The bidirectional diffusion of DDLG operates in the latent space, introducing two diffusion pathways during training along with balancing coefficients (\(\lambda = 0.5\) set empirically). Robustness against hyperparameters and different noise schedules is not fully elaborated.

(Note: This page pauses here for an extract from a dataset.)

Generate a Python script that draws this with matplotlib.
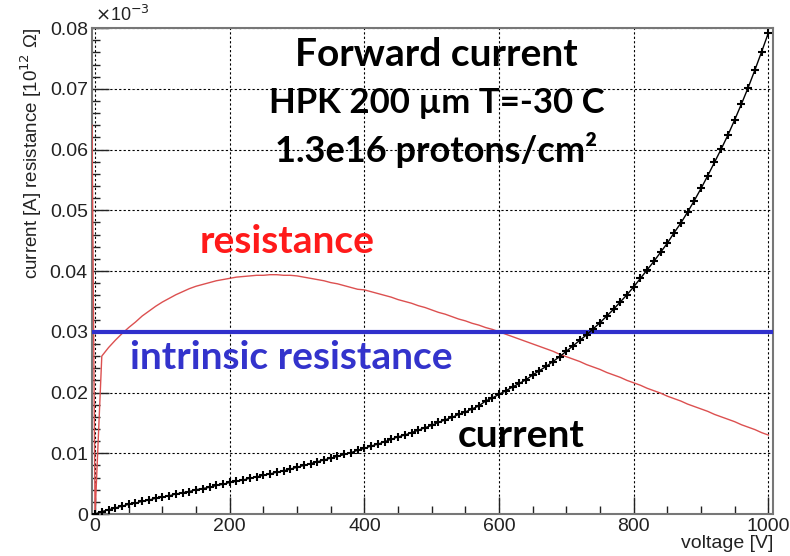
import matplotlib.pyplot as plt
from matplotlib.ticker import MultipleLocator

# current curve, one point every 10 V (plotted in units of 1e-3 A)
voltage = list(range(0, 1001, 10))
current = [
    0.0000, 0.0004, 0.0007, 0.0010, 0.0013, 0.0016, 0.0018, 0.0021, 0.0023, 0.0026,
    0.0028, 0.0030, 0.0033, 0.0035, 0.0037, 0.0040, 0.0042, 0.0044, 0.0047, 0.0049,
    0.0052, 0.0054, 0.0056, 0.0059, 0.0061, 0.0064, 0.0066, 0.0069, 0.0071, 0.0074,
    0.0077, 0.0080, 0.0083, 0.0086, 0.0089, 0.0092, 0.0095, 0.0098, 0.0101, 0.0105,
    0.0108, 0.0112, 0.0115, 0.0119, 0.0123, 0.0127, 0.0130, 0.0134, 0.0138, 0.0142,
    0.0146, 0.0151, 0.0155, 0.0159, 0.0164, 0.0168, 0.0173, 0.0178, 0.0186, 0.0191,
    0.0197, 0.0203, 0.0209, 0.0215, 0.0221, 0.0229, 0.0236, 0.0243, 0.0251, 0.0259,
    0.0268, 0.0277, 0.0286, 0.0295, 0.0305, 0.0315, 0.0326, 0.0337, 0.0349, 0.0361,
    0.0374, 0.0388, 0.0402, 0.0416, 0.0431, 0.0446, 0.0463, 0.0479, 0.0497, 0.0516,
    0.0536, 0.0557, 0.0579, 0.0601, 0.0624, 0.0649, 0.0675, 0.0702, 0.0731, 0.0761,
    0.0792,
]

# resistance curve (units of 1e9 Ohm), first two points are the spike at 0 V
res_voltage = [-4.5, 0] + list(range(10, 1001, 10))
resistance = [
    0.0640, 0.0000,
    0.0260, 0.0274, 0.0286, 0.0297, 0.0307, 0.0316, 0.0326, 0.0334, 0.0342,
    0.0349, 0.0355, 0.0361, 0.0366, 0.0371, 0.0375, 0.0378, 0.0381, 0.0384, 0.0386,
    0.0388, 0.0390, 0.0391, 0.0392, 0.0393, 0.0393, 0.0394, 0.0394, 0.0393, 0.0393,
    0.0392, 0.0390, 0.0388, 0.0386, 0.0384, 0.0381, 0.0379, 0.0376, 0.0373, 0.0370,
    0.0369, 0.0366, 0.0363, 0.0360, 0.0357, 0.0353, 0.0350, 0.0347, 0.0343, 0.0340,
    0.0336, 0.0332, 0.0329, 0.0325, 0.0321, 0.0318, 0.0314, 0.0311, 0.0307, 0.0304,
    0.0300, 0.0296, 0.0292, 0.0288, 0.0284, 0.0280, 0.0276, 0.0272, 0.0268, 0.0263,
    0.0259, 0.0255, 0.0251, 0.0246, 0.0242, 0.0238, 0.0233, 0.0229, 0.0225, 0.0220,
    0.0216, 0.0212, 0.0207, 0.0203, 0.0199, 0.0194, 0.0190, 0.0186, 0.0181, 0.0177,
    0.0173, 0.0169, 0.0164, 0.0160, 0.0156, 0.0152, 0.0147, 0.0143, 0.0139, 0.0134,
    0.0130,
]

intrinsic_resistance = 0.030

title_lines = ['Forward current', 'HPK 200 µm T=-30 C', '1.3e16 protons/cm²']

plt.rcParams['font.family'] = ['Liberation Sans', 'DejaVu Sans']

fig = plt.figure(figsize=(7.9, 5.56), dpi=100)
ax = fig.add_axes([0.1165, 0.0755, 0.8625, 0.874])

ax.plot(res_voltage, resistance, color='#dc5050', lw=1.0, zorder=3)
ax.axhline(intrinsic_resistance, color='#3030cc', lw=3, zorder=4)
ax.plot(voltage, current, color='black', lw=1.0, marker='+', ms=6, mew=1.5, zorder=5)

ax.set_xlim(-4.5, 1007.5)
ax.set_ylim(0, 0.08)
ax.xaxis.set_minor_locator(MultipleLocator(50))
ax.yaxis.set_minor_locator(MultipleLocator(0.002))
ax.set_yticks([0, 0.01, 0.02, 0.03, 0.04, 0.05, 0.06, 0.07, 0.08])
ax.set_yticklabels(['0', '0.01', '0.02', '0.03', '0.04', '0.05', '0.06', '0.07', '0.08'])
ax.set_xticks([0, 200, 400, 600, 800, 1000])
ax.set_xticklabels(['0', '200', '400', '600', '800', '1000'])

ax.tick_params(which='both', direction='in', top=False, right=False, colors='#222222',
               labelsize=14, labelcolor='#222222')
ax.tick_params(which='major', length=12, width=1)
ax.tick_params(which='minor', length=6, width=1)
ax.tick_params(axis='x', pad=3)
ax.tick_params(axis='y', pad=3)
for s in ax.spines.values():
    s.set_color('#777777')
    s.set_linewidth(1.5)

ax.grid(True, which='major', color='black', ls=(0, (2, 2)), lw=0.8)

ax.set_xlabel('voltage [V]', fontsize=14, color='#222222', loc='right', labelpad=0)
ax.set_ylabel('current [A] resistance [10$^{12}$ Ω]', fontsize=13.5, color='#222222',
              loc='top', labelpad=4)
fig.text(0.12, 0.962, r'$\times$10$^{-3}$', fontsize=13, color='#222222')

bold = dict(fontweight='bold', family=['Lato', 'DejaVu Sans'])
for y, line, size in zip([0.0756, 0.0677, 0.0599], title_lines, [28, 25, 26]):
    ax.text(507, y, line, ha='center', va='center', color='black', fontsize=size, **bold)
ax.text(156, 0.0448, 'resistance', color='#ff1a1a', ha='left', va='center',
        fontsize=28, **bold)
ax.text(52, 0.0257, 'intrinsic resistance', color='#3333cc', ha='left', va='center',
        fontsize=28, **bold)
ax.text(539, 0.0130, 'current', color='black', ha='left', va='center',
        fontsize=28, **bold)

fig.savefig('out.png', dpi=100)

vs. Frequency-agnostic encoders (EEGNet / ordinary Mamba / Transformer): These treat EEG as a general time series, whereas FOMamba explicitly models damped oscillations and selectively amplifies Beta/Gamma bands; in ablations, FOMamba alone outperforms Mamba and Transformer by 3–6 percentage points.
vs. Pure contrastive alignment (CLIP-alignment pathways such as NICE, ATM, MB2C, etc.): These only utilize contrastive losses for weak alignment. In contrast, this work adds bidirectional diffusion loop-consistency constraints for strong alignment, leading in both retrieval and reconstruction (on THINGS-EEG, outperforming MB2C by +9.5 on Top-1 retrieval and reducing reconstruction FID by over 17).
vs. Neural decoding works treating diffusion as the final decoder (e.g., fMRI/EEG diffusion generation): This work moves diffusion upstream as a latent space regularizer, followed by IP-Adapter + SDXL for rendering, highlighting the role shift of 'diffusion for alignment' rather than 'diffusion for raw generation'.

Rating¶

Novelty: ⭐⭐⭐⭐⭐ Extremely solid counter-intuitive designs in both the oscillatory-block SSM (FOMamba) and utilizing bidirectional diffusion as alignment regularization (DDLG).
Experimental Thoroughness: ⭐⭐⭐⭐ Evaluated on four benchmarks + dual task of retrieval/reconstruction + dual-axis ablation on encoder × DDLG + visualization of spectral mechanisms; however, performance on inter-subject generalization remains weak.
Writing Quality: ⭐⭐⭐⭐ The logic flow of motivation-mechanism-evidence is highly transparent, reinforced by solid math formulations and visualization.
Value: ⭐⭐⭐⭐ Advances the SOTA in EEG visual decoding; both FOMamba and the 'diffusion-as-regularizer' ideology possess high paradigm transfer value.